Instructions to follow:
Copy out each line exactly; pictures stay out of the copy.

•••

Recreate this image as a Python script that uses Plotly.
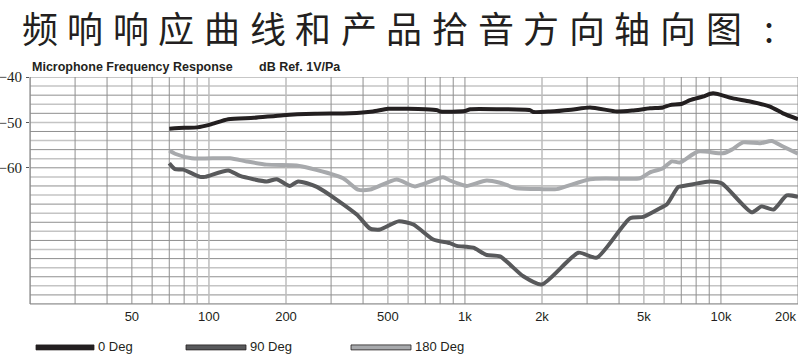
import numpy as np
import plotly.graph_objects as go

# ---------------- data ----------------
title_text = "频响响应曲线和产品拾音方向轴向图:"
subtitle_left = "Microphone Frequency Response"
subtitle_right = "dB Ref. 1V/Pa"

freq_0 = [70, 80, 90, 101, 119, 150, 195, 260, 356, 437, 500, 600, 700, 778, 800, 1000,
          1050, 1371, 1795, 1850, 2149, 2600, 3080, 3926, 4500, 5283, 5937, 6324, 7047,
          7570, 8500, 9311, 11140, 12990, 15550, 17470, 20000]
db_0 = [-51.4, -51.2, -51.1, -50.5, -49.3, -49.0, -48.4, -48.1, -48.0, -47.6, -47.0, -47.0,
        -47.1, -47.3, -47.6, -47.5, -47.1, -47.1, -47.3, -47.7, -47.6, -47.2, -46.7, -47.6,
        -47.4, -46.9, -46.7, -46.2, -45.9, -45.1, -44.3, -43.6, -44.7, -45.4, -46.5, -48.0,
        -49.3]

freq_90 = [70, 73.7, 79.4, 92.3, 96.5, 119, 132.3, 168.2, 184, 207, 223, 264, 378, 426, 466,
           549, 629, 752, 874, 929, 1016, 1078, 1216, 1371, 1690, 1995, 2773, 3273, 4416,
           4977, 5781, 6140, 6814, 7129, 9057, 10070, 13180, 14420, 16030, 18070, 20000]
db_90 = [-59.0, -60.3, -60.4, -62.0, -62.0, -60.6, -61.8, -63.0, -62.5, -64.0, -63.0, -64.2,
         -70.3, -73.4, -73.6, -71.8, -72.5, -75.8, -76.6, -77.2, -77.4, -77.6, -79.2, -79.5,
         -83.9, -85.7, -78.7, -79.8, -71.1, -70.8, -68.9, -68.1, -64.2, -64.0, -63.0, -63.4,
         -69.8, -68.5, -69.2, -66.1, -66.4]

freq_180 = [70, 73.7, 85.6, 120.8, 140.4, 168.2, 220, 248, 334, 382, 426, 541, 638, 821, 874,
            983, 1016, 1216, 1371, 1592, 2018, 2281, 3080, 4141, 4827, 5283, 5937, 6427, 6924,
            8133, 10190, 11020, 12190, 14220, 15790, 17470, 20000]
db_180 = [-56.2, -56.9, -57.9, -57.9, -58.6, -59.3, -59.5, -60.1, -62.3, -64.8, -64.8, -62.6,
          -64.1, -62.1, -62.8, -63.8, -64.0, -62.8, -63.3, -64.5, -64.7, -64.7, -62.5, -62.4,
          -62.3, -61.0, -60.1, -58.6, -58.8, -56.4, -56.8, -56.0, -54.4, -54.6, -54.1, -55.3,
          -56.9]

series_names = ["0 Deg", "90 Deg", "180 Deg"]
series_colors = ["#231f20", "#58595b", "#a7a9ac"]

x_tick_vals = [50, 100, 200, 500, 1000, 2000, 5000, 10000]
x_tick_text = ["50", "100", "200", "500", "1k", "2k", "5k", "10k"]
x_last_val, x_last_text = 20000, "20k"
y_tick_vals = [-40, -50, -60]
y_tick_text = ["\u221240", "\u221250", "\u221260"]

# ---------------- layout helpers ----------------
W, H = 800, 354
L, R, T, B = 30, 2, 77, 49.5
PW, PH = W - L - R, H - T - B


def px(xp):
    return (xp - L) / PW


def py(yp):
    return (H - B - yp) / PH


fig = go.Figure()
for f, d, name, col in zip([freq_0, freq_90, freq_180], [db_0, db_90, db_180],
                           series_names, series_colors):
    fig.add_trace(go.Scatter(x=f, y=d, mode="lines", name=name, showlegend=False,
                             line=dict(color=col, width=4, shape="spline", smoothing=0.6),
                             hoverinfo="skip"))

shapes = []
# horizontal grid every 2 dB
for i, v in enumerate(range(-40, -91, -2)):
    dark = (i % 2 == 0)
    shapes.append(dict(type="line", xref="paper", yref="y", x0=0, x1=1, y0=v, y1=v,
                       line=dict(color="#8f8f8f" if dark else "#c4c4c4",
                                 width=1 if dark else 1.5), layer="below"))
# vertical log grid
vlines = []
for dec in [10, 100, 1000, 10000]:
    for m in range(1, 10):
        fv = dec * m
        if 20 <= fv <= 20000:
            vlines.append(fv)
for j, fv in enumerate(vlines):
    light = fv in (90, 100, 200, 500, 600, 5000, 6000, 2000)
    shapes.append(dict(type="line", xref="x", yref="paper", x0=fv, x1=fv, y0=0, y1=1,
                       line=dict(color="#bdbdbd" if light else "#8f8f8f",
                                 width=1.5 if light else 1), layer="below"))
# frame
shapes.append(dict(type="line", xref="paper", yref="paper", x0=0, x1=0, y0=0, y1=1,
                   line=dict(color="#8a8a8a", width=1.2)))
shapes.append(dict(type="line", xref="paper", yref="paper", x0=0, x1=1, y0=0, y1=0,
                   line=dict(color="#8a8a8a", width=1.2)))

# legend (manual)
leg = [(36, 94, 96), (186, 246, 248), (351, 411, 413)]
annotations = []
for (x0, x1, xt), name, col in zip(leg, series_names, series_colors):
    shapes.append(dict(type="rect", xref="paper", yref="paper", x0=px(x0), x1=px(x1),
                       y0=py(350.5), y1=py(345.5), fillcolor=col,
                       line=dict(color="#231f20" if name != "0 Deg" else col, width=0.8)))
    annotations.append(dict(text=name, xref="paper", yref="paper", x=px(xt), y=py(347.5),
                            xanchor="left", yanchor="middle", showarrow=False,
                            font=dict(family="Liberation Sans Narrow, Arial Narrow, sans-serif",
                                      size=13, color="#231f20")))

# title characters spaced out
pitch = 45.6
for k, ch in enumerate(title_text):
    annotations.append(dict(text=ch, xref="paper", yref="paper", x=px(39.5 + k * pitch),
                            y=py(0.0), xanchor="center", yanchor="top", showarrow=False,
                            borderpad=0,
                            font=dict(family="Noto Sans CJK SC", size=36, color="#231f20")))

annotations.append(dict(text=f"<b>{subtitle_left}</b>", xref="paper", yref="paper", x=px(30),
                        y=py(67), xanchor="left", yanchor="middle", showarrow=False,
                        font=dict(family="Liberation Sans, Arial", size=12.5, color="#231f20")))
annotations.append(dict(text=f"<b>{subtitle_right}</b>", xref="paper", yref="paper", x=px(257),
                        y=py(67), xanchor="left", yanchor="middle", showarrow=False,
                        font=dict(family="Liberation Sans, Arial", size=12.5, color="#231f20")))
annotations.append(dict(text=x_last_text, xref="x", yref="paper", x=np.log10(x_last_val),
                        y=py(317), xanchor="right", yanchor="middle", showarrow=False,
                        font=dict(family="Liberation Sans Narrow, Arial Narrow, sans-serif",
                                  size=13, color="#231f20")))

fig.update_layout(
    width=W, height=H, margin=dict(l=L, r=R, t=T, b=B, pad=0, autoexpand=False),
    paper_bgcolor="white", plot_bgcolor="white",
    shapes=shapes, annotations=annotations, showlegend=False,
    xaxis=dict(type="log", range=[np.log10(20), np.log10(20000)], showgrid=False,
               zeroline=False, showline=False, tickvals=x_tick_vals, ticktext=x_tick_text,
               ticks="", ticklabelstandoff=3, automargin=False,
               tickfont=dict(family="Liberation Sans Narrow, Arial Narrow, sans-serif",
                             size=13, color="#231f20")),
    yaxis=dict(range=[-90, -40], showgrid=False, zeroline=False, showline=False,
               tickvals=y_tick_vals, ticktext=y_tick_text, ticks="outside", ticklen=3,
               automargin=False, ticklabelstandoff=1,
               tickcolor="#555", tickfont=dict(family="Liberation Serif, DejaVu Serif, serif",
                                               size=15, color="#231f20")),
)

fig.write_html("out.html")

•••

Right answer:
Recreate this image as a Python script that uses Plotly.
import numpy as np
import plotly.graph_objects as go

# ---------------- data ----------------
title_text = "频响响应曲线和产品拾音方向轴向图:"
subtitle_left = "Microphone Frequency Response"
subtitle_right = "dB Ref. 1V/Pa"

freq_0 = [70, 80, 90, 101, 119, 150, 195, 260, 356, 437, 500, 600, 700, 778, 800, 1000,
          1050, 1371, 1795, 1850, 2149, 2600, 3080, 3926, 4500, 5283, 5937, 6324, 7047,
          7570, 8500, 9311, 11140, 12990, 15550, 17470, 20000]
db_0 = [-51.4, -51.2, -51.1, -50.5, -49.3, -49.0, -48.4, -48.1, -48.0, -47.6, -47.0, -47.0,
        -47.1, -47.3, -47.6, -47.5, -47.1, -47.1, -47.3, -47.7, -47.6, -47.2, -46.7, -47.6,
        -47.4, -46.9, -46.7, -46.2, -45.9, -45.1, -44.3, -43.6, -44.7, -45.4, -46.5, -48.0,
        -49.3]

freq_90 = [70, 73.7, 79.4, 92.3, 96.5, 119, 132.3, 168.2, 184, 207, 223, 264, 378, 426, 466,
           549, 629, 752, 874, 929, 1016, 1078, 1216, 1371, 1690, 1995, 2773, 3273, 4416,
           4977, 5781, 6140, 6814, 7129, 9057, 10070, 13180, 14420, 16030, 18070, 20000]
db_90 = [-59.0, -60.3, -60.4, -62.0, -62.0, -60.6, -61.8, -63.0, -62.5, -64.0, -63.0, -64.2,
         -70.3, -73.4, -73.6, -71.8, -72.5, -75.8, -76.6, -77.2, -77.4, -77.6, -79.2, -79.5,
         -83.9, -85.7, -78.7, -79.8, -71.1, -70.8, -68.9, -68.1, -64.2, -64.0, -63.0, -63.4,
         -69.8, -68.5, -69.2, -66.1, -66.4]

freq_180 = [70, 73.7, 85.6, 120.8, 140.4, 168.2, 220, 248, 334, 382, 426, 541, 638, 821, 874,
            983, 1016, 1216, 1371, 1592, 2018, 2281, 3080, 4141, 4827, 5283, 5937, 6427, 6924,
            8133, 10190, 11020, 12190, 14220, 15790, 17470, 20000]
db_180 = [-56.2, -56.9, -57.9, -57.9, -58.6, -59.3, -59.5, -60.1, -62.3, -64.8, -64.8, -62.6,
          -64.1, -62.1, -62.8, -63.8, -64.0, -62.8, -63.3, -64.5, -64.7, -64.7, -62.5, -62.4,
          -62.3, -61.0, -60.1, -58.6, -58.8, -56.4, -56.8, -56.0, -54.4, -54.6, -54.1, -55.3,
          -56.9]

series_names = ["0 Deg", "90 Deg", "180 Deg"]
series_colors = ["#231f20", "#58595b", "#a7a9ac"]

x_tick_vals = [50, 100, 200, 500, 1000, 2000, 5000, 10000]
x_tick_text = ["50", "100", "200", "500", "1k", "2k", "5k", "10k"]
x_last_val, x_last_text = 20000, "20k"
y_tick_vals = [-40, -50, -60]
y_tick_text = ["\u221240", "\u221250", "\u221260"]

# ---------------- layout helpers ----------------
W, H = 800, 354
L, R, T, B = 30, 2, 77, 49.5
PW, PH = W - L - R, H - T - B


def px(xp):
    return (xp - L) / PW


def py(yp):
    return (H - B - yp) / PH


fig = go.Figure()
for f, d, name, col in zip([freq_0, freq_90, freq_180], [db_0, db_90, db_180],
                           series_names, series_colors):
    fig.add_trace(go.Scatter(x=f, y=d, mode="lines", name=name, showlegend=False,
                             line=dict(color=col, width=4, shape="spline", smoothing=0.6),
                             hoverinfo="skip"))

shapes = []
# horizontal grid every 2 dB
for i, v in enumerate(range(-40, -91, -2)):
    dark = (i % 2 == 0)
    shapes.append(dict(type="line", xref="paper", yref="y", x0=0, x1=1, y0=v, y1=v,
                       line=dict(color="#8f8f8f" if dark else "#c4c4c4",
                                 width=1 if dark else 1.5), layer="below"))
# vertical log grid
vlines = []
for dec in [10, 100, 1000, 10000]:
    for m in range(1, 10):
        fv = dec * m
        if 20 <= fv <= 20000:
            vlines.append(fv)
for j, fv in enumerate(vlines):
    light = fv in (90, 100, 200, 500, 600, 5000, 6000, 2000)
    shapes.append(dict(type="line", xref="x", yref="paper", x0=fv, x1=fv, y0=0, y1=1,
                       line=dict(color="#bdbdbd" if light else "#8f8f8f",
                                 width=1.5 if light else 1), layer="below"))
# frame
shapes.append(dict(type="line", xref="paper", yref="paper", x0=0, x1=0, y0=0, y1=1,
                   line=dict(color="#8a8a8a", width=1.2)))
shapes.append(dict(type="line", xref="paper", yref="paper", x0=0, x1=1, y0=0, y1=0,
                   line=dict(color="#8a8a8a", width=1.2)))

# legend (manual)
leg = [(36, 94, 96), (186, 246, 248), (351, 411, 413)]
annotations = []
for (x0, x1, xt), name, col in zip(leg, series_names, series_colors):
    shapes.append(dict(type="rect", xref="paper", yref="paper", x0=px(x0), x1=px(x1),
                       y0=py(350.5), y1=py(345.5), fillcolor=col,
                       line=dict(color="#231f20" if name != "0 Deg" else col, width=0.8)))
    annotations.append(dict(text=name, xref="paper", yref="paper", x=px(xt), y=py(347.5),
                            xanchor="left", yanchor="middle", showarrow=False,
                            font=dict(family="Liberation Sans Narrow, Arial Narrow, sans-serif",
                                      size=13, color="#231f20")))

# title characters spaced out
pitch = 45.6
for k, ch in enumerate(title_text):
    annotations.append(dict(text=ch, xref="paper", yref="paper", x=px(39.5 + k * pitch),
                            y=py(0.0), xanchor="center", yanchor="top", showarrow=False,
                            borderpad=0,
                            font=dict(family="Noto Sans CJK SC", size=36, color="#231f20")))

annotations.append(dict(text=f"<b>{subtitle_left}</b>", xref="paper", yref="paper", x=px(30),
                        y=py(67), xanchor="left", yanchor="middle", showarrow=False,
                        font=dict(family="Liberation Sans, Arial", size=12.5, color="#231f20")))
annotations.append(dict(text=f"<b>{subtitle_right}</b>", xref="paper", yref="paper", x=px(257),
                        y=py(67), xanchor="left", yanchor="middle", showarrow=False,
                        font=dict(family="Liberation Sans, Arial", size=12.5, color="#231f20")))
annotations.append(dict(text=x_last_text, xref="x", yref="paper", x=np.log10(x_last_val),
                        y=py(317), xanchor="right", yanchor="middle", showarrow=False,
                        font=dict(family="Liberation Sans Narrow, Arial Narrow, sans-serif",
                                  size=13, color="#231f20")))

fig.update_layout(
    width=W, height=H, margin=dict(l=L, r=R, t=T, b=B, pad=0, autoexpand=False),
    paper_bgcolor="white", plot_bgcolor="white",
    shapes=shapes, annotations=annotations, showlegend=False,
    xaxis=dict(type="log", range=[np.log10(20), np.log10(20000)], showgrid=False,
               zeroline=False, showline=False, tickvals=x_tick_vals, ticktext=x_tick_text,
               ticks="", ticklabelstandoff=3, automargin=False,
               tickfont=dict(family="Liberation Sans Narrow, Arial Narrow, sans-serif",
                             size=13, color="#231f20")),
    yaxis=dict(range=[-90, -40], showgrid=False, zeroline=False, showline=False,
               tickvals=y_tick_vals, ticktext=y_tick_text, ticks="outside", ticklen=3,
               automargin=False, ticklabelstandoff=1,
               tickcolor="#555", tickfont=dict(family="Liberation Serif, DejaVu Serif, serif",
                                               size=15, color="#231f20")),
)

fig.write_html("out.html")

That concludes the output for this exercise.